Da beide eine gute Ausbildung und eine streng gläubige Erziehung erfahren haben, werden sicherlich auch politische Entscheidungen zwischen den Eheleuten diskutiert. So lässt beispielsweise Heinrichs Übernahme der französischen „Treuga Dei“ (Waffenruhe Gottes), ein religiös motiviertes auf bestimmte Tage begrenztes Fehdeverbot, auf Agnes’ Einfluss schließen. Es kann auch davon ausgegangen werden, dass Agnes ihren Mann in der sakralen Herrschaftsauffassung seines Amtes inspiriert und ihm die Gedanken kirchenreformistischer Bewegungen nahe gebracht hat.
Dazu muss man wissen, dass Agnes‘ Erziehung von freien, fortschrittlichen Gedanken geprägt war, schließlich trug ihre Familie mit der Gründung des Klosters Cluny in Gang dazu bei, dass sich Reformbewegungen zur weltlichen und geistlichen Unabhängigkeit der Klöster von Aquitanien aus über das ganze christliche Europa ausbreiteten.

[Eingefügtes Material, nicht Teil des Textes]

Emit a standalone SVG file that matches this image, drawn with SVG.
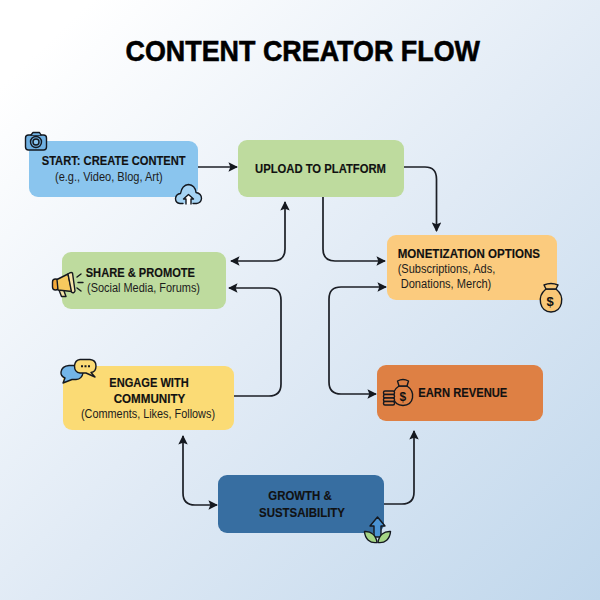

Diese Reformbewegung zur weltlichen und geistlichen Unabhängigkeit der Klöster, die Agnes‘ Familie mit der Gründung des Klosters Cluny in Gang setzte, breitete sich im 11. Jahrhundert über das ganze christliche Europa aus.

Agnes – Kaiserin, Mutter und Regentin
Nach außen wird die Politik des Heiligen Römischen Reiches durch den starken Kaiser Heinrich III. geprägt, als Frau steht Agnes politisch im Hintergrund. In der Öffentlichkeit obliegt es ihr, zu repräsentieren –  als Kaiserin und Mutter des Thronerben Heinrich IV. und weiterer vier Kinder namens Mathilde, Judith, Adelheid und Konrad.
Doch Heinrich III. stirbt früh. Als er im Oktober 1056 zu Grabe getragen wird, lastet auf Agnes die von Heinrich III. bestimmte vormundschaftliche Regierung für ihren bereits zum König gekrönten sechsjährigen Sohn Heinrich IV. Nun leitet sie an ihres Sohnes statt die Regierungsgeschäfte und versteht es, zwischen den Bischöfen und dem weltlichen Adel zu vermitteln. Agnes bringt Stabilität ins Reich. Mit viel diplomatischem Geschick gelingt es ihr, die rebellischen Sachsen zu befrieden – und sie schafft Ruhe an den östlichen Grenzen.
Ein politischer Gegner ist der Kölner Bischof Anno. 1062 gelingt es ihm, beim so genannten „Staatsstreich von Kaiserwerth“ den jungen König Heinrich IV. zu entführen und so Agnes de facto ihrer Regierungsgewalt zu berauben. Aber Agnes zeigt weiterhin selbstbewusste Präsenz im Reich, ernennt Bischöfe und verwaltet die salischen Güter. Damit sichert sie das salische Haus und den Thron für ihren Sohn bis zu seiner Schwertumgürtung am 29. März 1065.
Nach der Volljährigkeit ihres Sohns nimmt Agnes den Schleier und tritt in ein Kloster nahe Rom ein. Dort widmet sie sich bis an ihr Lebensende der Kirchenreform und agiert als diplomatische Mittlerin zwischen den Päpsten und ihrem Sohn. Agnes stirbt am 14. Dezember 1077 in Rom. Sie wird in einer Seitenkirche des Petersdoms beigesetzt.